Generally, the prices on most ''collectibles'' these days are very low. If you are knowledgeable about an item, now may be a good time to buy. But if you are fairly new to collectibles, here are some tips on markets and buying.
Diamonds: Diamonds are graded in four categories: color, cut, clarity, and caret. If your diamond has been examined by a reputable diamond lab, it will have a certificate measuring your stone by those characteristics.
''Now is a good time to think about buying your average investment diamond,'' says Stanley Urlaub, president of Bentleys Bank Ltd., the parent company of Bentleys Diamond Trust. This kind of diamond (a 1 caret G-VVS1 -- which means a diamond weighing one caret, with a G color, and with very very slight inclusions or flaws) was selling for $3,200 in May 1976. It reached its high in February of 1980 when it sold for $17,500, and is now down to $6,700. Dealers hold that the diamond market has ''bottomed out'' -- that prices won't go much lower.
The Barry Report, put out by certified financial planner Jim Barry, offers tips on buying. Don't buy a diamond sealed in plastic - it doesn't allow for inspection before purchase. Don't rely on money-back guarantees; a dealer may not be able to come through in a down market. Don't buy unless you pay cash. People buying on a layaway plan may find their dealer has skipped town, diamond in hand, before the payments are finished. Find a reputable dealer, one whose integrity is recognized by the industry. (This rule goes for all collectibles.)
Gems: Investing in gems is extremely speculative. It is almost impossible to tell a top-quality gem without expert help - which means the field is wide open to fraud. Only two labs in the United States are considered very proficient in examining gems: United States Gemological Services Inc. in California and American Gemological Laboratories in New York. ''People are taken in by the beauty of gems and become very gullible,'' says the USGA's director, Sarabeth Koethe. The gem market is low now but ''it is fairly up for red spinels, tsavorite (a green garnet), and rare colored sapphires,'' she says.
Stamps: When you are buying stamps, ''stick to the classics,'' says Richard Wolffers, one of the country's top stamp auctioneers. Look for stamps prior to 1930 and not below $200 to $250, advises Joseph Krois Jr. of the National Philatelic Advisors Corporation in New York.
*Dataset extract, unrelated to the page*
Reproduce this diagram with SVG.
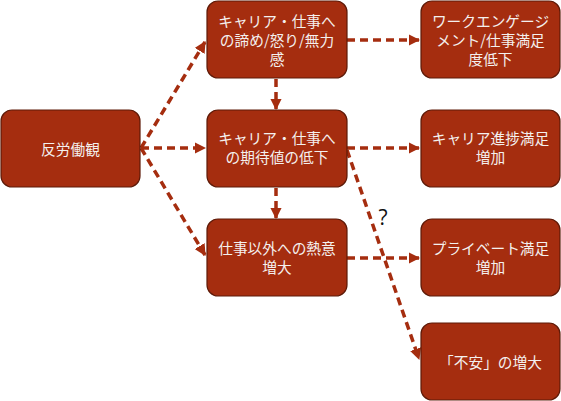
<svg xmlns="http://www.w3.org/2000/svg" width="561" height="401" viewBox="0 0 561 401">
<style>
.box{fill:#A52D0F;stroke:#5E1A08;stroke-width:1.2}
.t{font-family:"Noto Sans CJK JP","Liberation Sans",sans-serif;font-size:14.7px;fill:#F4F0EE;text-anchor:middle;dominant-baseline:central}
.c{fill:none;stroke:#A52D0F;stroke-width:3.5;stroke-dasharray:8,5}
.q{font-family:"Open Sans","Liberation Sans",sans-serif;font-size:21px;fill:#111;text-anchor:middle;dominant-baseline:central}
</style>
<defs>
<marker id="ah" viewBox="0 0 10 10" refX="9" refY="5" markerWidth="3.3" markerHeight="3.3" orient="auto" markerUnits="strokeWidth">
<path d="M0,0 L10,5 L0,10 z" fill="#A52D0F"/>
</marker>
</defs>
<g id="connectors">
<line class="c" x1="141" y1="148" x2="205" y2="42" marker-end="url(#ah)"/>
<line class="c" x1="141" y1="148" x2="205" y2="148" marker-end="url(#ah)"/>
<line class="c" x1="141" y1="148" x2="205" y2="255" marker-end="url(#ah)"/>
<line class="c" x1="347" y1="40" x2="419" y2="40" marker-end="url(#ah)"/>
<line class="c" x1="276" y1="79" x2="276" y2="109" marker-end="url(#ah)"/>
<line class="c" x1="347" y1="148" x2="419" y2="148" marker-end="url(#ah)"/>
<line class="c" x1="276" y1="188" x2="276" y2="218" marker-end="url(#ah)"/>
<line class="c" x1="347" y1="258" x2="419" y2="258" marker-end="url(#ah)"/>
<line class="c" x1="347" y1="150" x2="419" y2="359" marker-end="url(#ah)"/>
<text class="q" x="383" y="217">?</text>
</g>
<g id="n1"><rect class="box" x="1" y="110" width="139" height="77" rx="11"/><text class="t" x="70.5" y="148">反労働観</text></g>
<g id="n2"><rect class="box" x="207" y="1" width="140" height="77" rx="11"/><text class="t" x="277" y="20">キャリア・仕事へ</text><text class="t" x="277" y="39">の諦め/怒り/無力</text><text class="t" x="277" y="58">感</text></g>
<g id="n3"><rect class="box" x="207" y="110" width="140" height="77" rx="11"/><text class="t" x="277" y="137">キャリア・仕事へ</text><text class="t" x="277" y="156">の期待値の低下</text></g>
<g id="n4"><rect class="box" x="207" y="219" width="140" height="77" rx="11"/><text class="t" x="277" y="247">仕事以外への熱意</text><text class="t" x="277" y="266">増大</text></g>
<g id="n5"><rect class="box" x="421" y="1" width="139" height="77" rx="11"/><text class="t" x="490.5" y="20">ワークエンゲージ</text><text class="t" x="490.5" y="39">メント/仕事満足</text><text class="t" x="490.5" y="58">度低下</text></g>
<g id="n6"><rect class="box" x="421" y="110" width="139" height="77" rx="11"/><text class="t" x="490.5" y="137">キャリア進捗満足</text><text class="t" x="490.5" y="156">増加</text></g>
<g id="n7"><rect class="box" x="421" y="219" width="139" height="77" rx="11"/><text class="t" x="490.5" y="247">プライベート満足</text><text class="t" x="490.5" y="266">増加</text></g>
<g id="n8"><rect class="box" x="421" y="323" width="139" height="77" rx="11"/><text class="t" x="490.5" y="361">「不安」の増大</text></g>
</svg>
And aim for top quality - no faults , no tears, no fading, no missing perforations, and no obscured pictures.
Coins: Donald Kagin Jr., president of the well-established Kagin's Numismatic Investment Corporation, warns: ''Avoid anything issued in the last 20 or 30 years . . . there may be hoards of them in someone's basement.'' Buy top quality , which in a rating of 1 to 70 means somewhere in the upper 60s.
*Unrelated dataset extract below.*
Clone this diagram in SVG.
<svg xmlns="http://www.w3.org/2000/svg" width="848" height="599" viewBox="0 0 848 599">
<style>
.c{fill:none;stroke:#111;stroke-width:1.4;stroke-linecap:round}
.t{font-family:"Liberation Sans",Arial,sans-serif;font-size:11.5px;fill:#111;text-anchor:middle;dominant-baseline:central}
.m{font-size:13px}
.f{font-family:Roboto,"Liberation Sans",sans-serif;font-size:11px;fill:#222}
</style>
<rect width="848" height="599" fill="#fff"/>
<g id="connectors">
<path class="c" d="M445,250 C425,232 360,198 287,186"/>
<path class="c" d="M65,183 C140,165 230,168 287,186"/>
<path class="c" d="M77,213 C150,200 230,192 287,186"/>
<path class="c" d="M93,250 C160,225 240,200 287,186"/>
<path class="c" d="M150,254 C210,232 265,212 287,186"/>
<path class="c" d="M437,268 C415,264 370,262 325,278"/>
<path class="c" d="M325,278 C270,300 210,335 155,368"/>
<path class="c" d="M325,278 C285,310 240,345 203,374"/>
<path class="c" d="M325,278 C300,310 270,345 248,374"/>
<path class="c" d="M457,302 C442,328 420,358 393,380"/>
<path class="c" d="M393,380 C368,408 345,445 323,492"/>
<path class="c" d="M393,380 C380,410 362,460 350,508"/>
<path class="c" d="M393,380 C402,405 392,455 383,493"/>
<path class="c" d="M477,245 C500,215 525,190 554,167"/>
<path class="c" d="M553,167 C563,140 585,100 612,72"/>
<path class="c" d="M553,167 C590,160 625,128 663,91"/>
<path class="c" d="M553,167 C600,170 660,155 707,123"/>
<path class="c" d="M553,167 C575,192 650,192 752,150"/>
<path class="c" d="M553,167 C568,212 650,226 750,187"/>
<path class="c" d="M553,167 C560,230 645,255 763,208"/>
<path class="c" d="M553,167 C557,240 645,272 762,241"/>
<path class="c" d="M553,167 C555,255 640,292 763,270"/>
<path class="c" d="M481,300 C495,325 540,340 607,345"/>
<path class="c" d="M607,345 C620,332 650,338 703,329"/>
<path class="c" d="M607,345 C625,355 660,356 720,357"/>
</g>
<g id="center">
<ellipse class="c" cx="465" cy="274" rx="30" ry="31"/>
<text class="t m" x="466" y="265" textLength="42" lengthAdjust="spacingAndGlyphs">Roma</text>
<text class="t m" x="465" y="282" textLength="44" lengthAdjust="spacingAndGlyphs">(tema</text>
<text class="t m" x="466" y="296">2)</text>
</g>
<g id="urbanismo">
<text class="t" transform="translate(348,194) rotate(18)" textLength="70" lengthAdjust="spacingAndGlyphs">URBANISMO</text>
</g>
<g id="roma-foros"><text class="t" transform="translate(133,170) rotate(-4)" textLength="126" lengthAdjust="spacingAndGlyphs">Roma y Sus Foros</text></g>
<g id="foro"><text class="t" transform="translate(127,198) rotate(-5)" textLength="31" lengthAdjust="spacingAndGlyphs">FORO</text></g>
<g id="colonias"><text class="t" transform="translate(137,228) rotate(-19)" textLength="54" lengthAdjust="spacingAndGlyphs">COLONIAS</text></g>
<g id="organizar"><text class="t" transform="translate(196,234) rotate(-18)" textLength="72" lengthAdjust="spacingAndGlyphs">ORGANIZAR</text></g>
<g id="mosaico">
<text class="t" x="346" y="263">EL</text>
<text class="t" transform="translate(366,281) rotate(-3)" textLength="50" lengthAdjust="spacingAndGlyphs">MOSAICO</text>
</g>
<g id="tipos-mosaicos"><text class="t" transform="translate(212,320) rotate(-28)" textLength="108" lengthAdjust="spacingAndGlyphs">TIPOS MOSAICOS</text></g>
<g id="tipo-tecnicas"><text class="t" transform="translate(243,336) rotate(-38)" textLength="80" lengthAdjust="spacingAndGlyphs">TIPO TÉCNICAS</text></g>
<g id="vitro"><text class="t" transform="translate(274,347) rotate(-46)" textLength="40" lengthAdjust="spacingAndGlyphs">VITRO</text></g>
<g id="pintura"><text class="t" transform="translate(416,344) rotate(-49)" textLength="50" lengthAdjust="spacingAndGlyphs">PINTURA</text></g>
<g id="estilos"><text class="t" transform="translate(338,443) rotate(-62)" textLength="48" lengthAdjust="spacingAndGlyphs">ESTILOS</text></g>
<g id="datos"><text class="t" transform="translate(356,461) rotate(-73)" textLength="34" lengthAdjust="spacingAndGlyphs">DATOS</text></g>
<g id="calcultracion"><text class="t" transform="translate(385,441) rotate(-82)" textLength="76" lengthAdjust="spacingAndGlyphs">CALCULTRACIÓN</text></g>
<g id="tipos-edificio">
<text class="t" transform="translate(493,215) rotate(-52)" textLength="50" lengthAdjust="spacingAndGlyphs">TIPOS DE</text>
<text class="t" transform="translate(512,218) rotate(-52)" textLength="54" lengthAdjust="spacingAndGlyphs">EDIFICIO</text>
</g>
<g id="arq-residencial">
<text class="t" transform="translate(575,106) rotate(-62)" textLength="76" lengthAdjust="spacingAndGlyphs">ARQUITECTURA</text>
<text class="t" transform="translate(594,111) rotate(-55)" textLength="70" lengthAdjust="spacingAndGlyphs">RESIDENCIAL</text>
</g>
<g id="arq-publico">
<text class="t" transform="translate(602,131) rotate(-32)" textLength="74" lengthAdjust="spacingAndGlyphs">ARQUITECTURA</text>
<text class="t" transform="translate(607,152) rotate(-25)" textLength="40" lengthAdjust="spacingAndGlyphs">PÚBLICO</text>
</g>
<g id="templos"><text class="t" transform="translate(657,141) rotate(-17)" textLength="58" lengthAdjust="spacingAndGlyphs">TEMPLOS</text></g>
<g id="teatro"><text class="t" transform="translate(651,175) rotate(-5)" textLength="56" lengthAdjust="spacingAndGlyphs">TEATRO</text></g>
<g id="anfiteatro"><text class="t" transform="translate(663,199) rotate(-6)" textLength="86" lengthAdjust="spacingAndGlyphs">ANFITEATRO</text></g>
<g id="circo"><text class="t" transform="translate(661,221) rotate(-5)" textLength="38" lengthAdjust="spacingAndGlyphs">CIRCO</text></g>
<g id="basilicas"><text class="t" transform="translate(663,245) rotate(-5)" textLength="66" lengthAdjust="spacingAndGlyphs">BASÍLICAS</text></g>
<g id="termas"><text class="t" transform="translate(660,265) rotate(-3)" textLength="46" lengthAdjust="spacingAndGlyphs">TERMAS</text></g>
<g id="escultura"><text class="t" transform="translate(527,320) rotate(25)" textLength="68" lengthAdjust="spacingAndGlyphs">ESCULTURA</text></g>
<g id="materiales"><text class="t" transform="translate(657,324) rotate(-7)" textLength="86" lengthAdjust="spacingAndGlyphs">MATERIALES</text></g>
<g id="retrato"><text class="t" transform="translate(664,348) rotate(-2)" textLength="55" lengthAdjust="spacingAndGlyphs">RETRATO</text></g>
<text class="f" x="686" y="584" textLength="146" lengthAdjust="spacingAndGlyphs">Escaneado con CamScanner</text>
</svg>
Mr. Kagin agrees the coin market is flat now. ''I've found the market moves in six-year cycles. It should be picking up again in about three months.'' Of course, even in a flat market, the very rare coins always do well. At the moment ''top silver dollars are still very popular, as well as fractional Civil War currency, which is very rare,'' he says. Kagin insists you don't have to spend a lot on a coin to get a good one: ''A top quality coin can still be $50,'' he says. But remember, this price indicates a good supply of a coin.